- Kurisu
- Coordinates: 58°57′39″N 22°33′04″E﻿ / ﻿58.96083°N 22.55111°E
- Country: Estonia
- County: Hiiu County
- Parish: Hiiumaa Parish

Population (2019)
- • Total: 35
- Time zone: UTC+2 (EET)
- • Summer (DST): UTC+3 (EEST)

= Kurisu, Hiiumaa Parish =

Village in Estonia

Kurisu is a village in Hiiumaa Parish, Hiiu County in northwestern Estonia.
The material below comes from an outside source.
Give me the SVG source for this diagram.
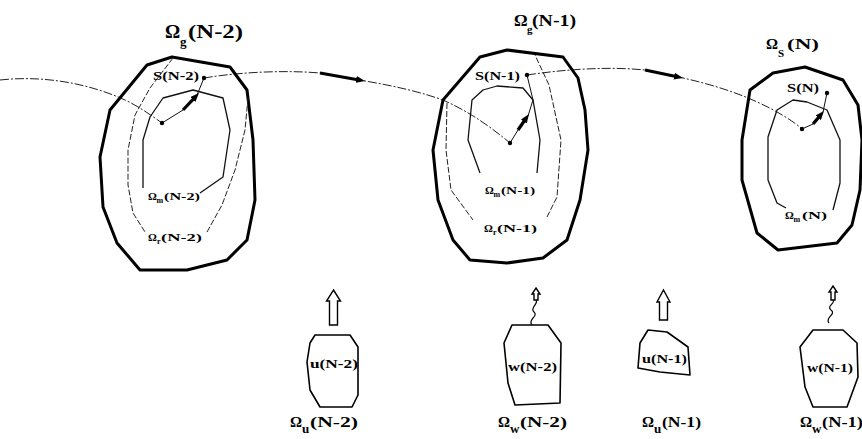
<svg xmlns="http://www.w3.org/2000/svg" width="862" height="439" viewBox="0 0 862 439">
<style>
.outer{fill:none;stroke:#000;stroke-width:3;stroke-linejoin:round}
.rset{fill:none;stroke:#222;stroke-width:1;stroke-dasharray:6 2}
.mset{fill:none;stroke:#111;stroke-width:1.3;stroke-linejoin:round}
.traj{fill:none;stroke:#222;stroke-width:1;stroke-dasharray:9 2 2 2}
.thin{fill:none;stroke:#111;stroke-width:1}
.bold{fill:none;stroke:#000;stroke-width:3.2;marker-end:url(#ah)}
.dot{fill:#000}
.box{fill:#fff;stroke:#000;stroke-width:1.6;stroke-linejoin:round}
.hollow{fill:#fff;stroke:#000;stroke-width:1.4;stroke-linejoin:miter}
.squig{fill:none;stroke:#000;stroke-width:1.2}
text{font-family:"Liberation Serif","Times New Roman",serif;font-weight:bold;fill:#000}
.big{font-size:19px}
.top2{font-size:17px}
.mid{font-size:15px}
.sm{font-size:13px}
.xs{font-size:11px}
.sub{font-size:13px}
.subs{font-size:8px}
</style>
<defs>
<marker id="ah" markerUnits="userSpaceOnUse" markerWidth="9" markerHeight="7" refX="3" refY="3.5" orient="auto">
<path d="M0,0 L9,3.5 L0,7 Z" fill="#000"/>
</marker>
</defs>

<g id="connectors">
<path class="traj" d="M0,80 C45,75 90,84 125,100 C140,107 152,116 162,123"/>
<path class="traj" d="M204,78 C240,72 285,70 320,73 L365,81 C395,86 425,93 445,101 C470,112 492,128 510,143"/>
<path class="traj" d="M527,75 C560,70 605,66 645,70 L683,78 C710,84 735,92 755,101 C775,110 792,120 802,129"/>
<line class="bold" x1="320" y1="73" x2="359.1" y2="80"/>
<line class="bold" x1="645" y1="70" x2="677.1" y2="76.8"/>
</g>

<g id="omega-s-N-2">
<polygon class="outer" points="172,57 147,65 110,110 100,157 103,207 117,243 140,270 187,270 227,260 247,240 255,200 253,140 247,90 230,67"/>
<polyline class="rset" points="173,58 150,88 135,115 128,150 128,185 133,213 145,232"/>
<polyline class="rset" points="207,232 222,205 235,170 245,130 248,98"/>
<polyline class="mset" points="143,188 143,140 150,117 163,98 193,90 223,98 230,130 223,177 200,193"/>
<polyline class="thin" points="162,123 183,110"/>
<polyline class="thin" points="197,95 204,78"/>
<line class="bold" x1="183" y1="110" x2="194.9" y2="97.4"/>
<circle class="dot" cx="162" cy="123" r="2.2"/>
<circle class="dot" cx="204" cy="78" r="2.2"/>
<text class="sm" x="153" y="80" textLength="46" lengthAdjust="spacingAndGlyphs">S(N-2)</text>
<text class="xs" x="148" y="200">Ω</text><text class="subs" x="156.5" y="203">m</text><text class="xs" x="164" y="200" textLength="36" lengthAdjust="spacingAndGlyphs">(N-2)</text>
<text class="xs" x="148" y="241">Ω</text><text class="subs" x="157" y="244">r</text><text class="xs" x="161" y="241" textLength="41" lengthAdjust="spacingAndGlyphs">(N-2)</text>
<text class="big" x="165" y="38">Ω</text><text class="sub" x="180" y="46">g</text><text class="big" x="188" y="38" textLength="55" lengthAdjust="spacingAndGlyphs">(N-2)</text>
</g>

<g id="omega-s-N-1">
<polygon class="outer" points="507,50 480,57 443,100 433,150 438,200 453,240 470,260 507,263 543,258 567,240 580,200 588,150 585,110 578,78 563,57"/>
<polyline class="rset" points="447,103 446,150 451,190 473,220"/>
<polyline class="rset" points="547,217 557,197 561,140 549,85 535,55"/>
<polyline class="mset" points="480,173 468,140 472,100 483,90 497,86 523,88 533,100 540,140 537,173"/>
<polyline class="thin" points="510,143 518,130"/>
<polyline class="thin" points="528,116 533,100 527,75"/>
<line class="bold" x1="518" y1="130" x2="525.6" y2="119"/>
<circle class="dot" cx="510" cy="143" r="2.2"/>
<circle class="dot" cx="527" cy="75" r="2.2"/>
<text class="sm" x="475" y="80" textLength="45" lengthAdjust="spacingAndGlyphs">S(N-1)</text>
<text class="xs" x="485" y="194">Ω</text><text class="subs" x="493.5" y="197">m</text><text class="xs" x="501" y="194" textLength="34" lengthAdjust="spacingAndGlyphs">(N-1)</text>
<text class="xs" x="484" y="232">Ω</text><text class="subs" x="493" y="235">r</text><text class="xs" x="497" y="232" textLength="40" lengthAdjust="spacingAndGlyphs">(N-1)</text>
<text class="top2" x="514" y="26">Ω</text><text class="xs" x="527" y="33">g</text><text class="top2" x="532" y="26" textLength="44" lengthAdjust="spacingAndGlyphs">(N-1)</text>
</g>

<g id="omega-s-N">
<polygon class="outer" points="805,67 773,73 750,90 742,140 742,180 757,233 778,250 837,243 852,225 860,190 862,140 858,105 843,80"/>
<polyline class="mset" points="833,210 840,183 840,140 827,110 807,102 793,100 777,110 768,137 768,180 777,203 786,208"/>
<polyline class="thin" points="802,129 813,124"/>
<polyline class="thin" points="823,112 827,93"/>
<line class="bold" x1="813" y1="124" x2="820.1" y2="115.6"/>
<circle class="dot" cx="802" cy="129" r="2.2"/>
<circle class="dot" cx="827" cy="93" r="2.2"/>
<text class="sm" x="787" y="92" textLength="32" lengthAdjust="spacingAndGlyphs">S(N)</text>
<text class="xs" x="785" y="219">Ω</text><text class="subs" x="793.5" y="222">m</text><text class="xs" x="802" y="219" textLength="25" lengthAdjust="spacingAndGlyphs">(N)</text>
<text class="mid" x="766" y="49">Ω</text><text class="xs" x="778" y="57">S</text><text class="mid" x="787" y="49" textLength="32" lengthAdjust="spacingAndGlyphs">(N)</text>
</g>

<g id="omega-u-N-2">
<path class="hollow" d="M333.5,290 L340.5,301 L337.5,301 L337.5,325 L329.5,325 L329.5,301 L326.5,301 Z"/>
<polygon class="box" points="315,335 350,335 358,347 358,395 352,407 320,407 310,390 307,362 310,343"/>
<text class="sm" x="310" y="368" textLength="48" lengthAdjust="spacingAndGlyphs">u(N-2)</text>
<text class="mid" x="290" y="427">Ω</text><text class="sub" x="302" y="433">u</text><text class="mid" x="310" y="427" textLength="48" lengthAdjust="spacingAndGlyphs">(N-2)</text>
</g>

<g id="omega-w-N-2">
<path class="squig" d="M532,325 C527,320 539,316 534,312 C529,308 539,304 536,300"/>
<path class="hollow" d="M536,288 L540,294 L538,294 L538,300 L534,300 L534,294 L532,294 Z"/>
<polygon class="box" points="512,325 548,325 561,343 560,403 515,405 508,383 504,343"/>
<text class="sm" x="508" y="371" textLength="49" lengthAdjust="spacingAndGlyphs">w(N-2)</text>
<text class="mid" x="498" y="427">Ω</text><text class="sub" x="510" y="433">w</text><text class="mid" x="520" y="427" textLength="47" lengthAdjust="spacingAndGlyphs">(N-2)</text>
</g>

<g id="omega-u-N-1">
<path class="hollow" d="M663.5,290 L670,302 L667.5,302 L667.5,320 L659.5,320 L659.5,302 L657,302 Z"/>
<polygon class="box" points="648,330 667,332 688,347 690,375 660,372 638,368 640,343"/>
<text class="sm" x="642" y="363" textLength="45" lengthAdjust="spacingAndGlyphs">u(N-1)</text>
<text class="mid" x="642" y="427">Ω</text><text class="sub" x="654" y="433">u</text><text class="mid" x="662" y="427" textLength="39" lengthAdjust="spacingAndGlyphs">(N-1)</text>
</g>

<g id="omega-w-N-1">
<path class="squig" d="M829,323 C824,318 837,314 831,310 C826,306 836,303 833,300"/>
<path class="hollow" d="M833,286 L837,292 L835,292 L835,300 L831,300 L831,292 L829,292 Z"/>
<polygon class="box" points="813,330 843,330 857,343 858,377 847,407 813,407 805,387 800,347"/>
<text class="sm" x="807" y="372" textLength="46" lengthAdjust="spacingAndGlyphs">w(N-1)</text>
<text class="mid" x="800" y="427">Ω</text><text class="sub" x="812" y="433">w</text><text class="mid" x="822" y="427" textLength="41" lengthAdjust="spacingAndGlyphs">(N-1)</text>
</g>
</svg>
Before 2013, it was located in Kõrgessaare Parish.

==Name==
Kurisu was attested in historical sources as Kwrwese Bencht in 1564, Kurris Andreiß in 1576, and Kurjuße Matz in 1666, along with various other forms referring to individuals in the village, as well as Kuriuße in 1636, Kurißby in 1688, and Kurriso in 1798. The linguist Paul Ariste and the onomastician Leo Tiik identify the common noun kurisu 'karst sinkhole' as the origin of the village name, and the Finnish linguist Lauri Kettunen drew attention to the pseudoetymology kurisu < kuri + suu 'evil mouth'. There is a large karst sinkhole on the northeast edge of the village called the Kurisu Sinkhole (Kurisu neeluauk).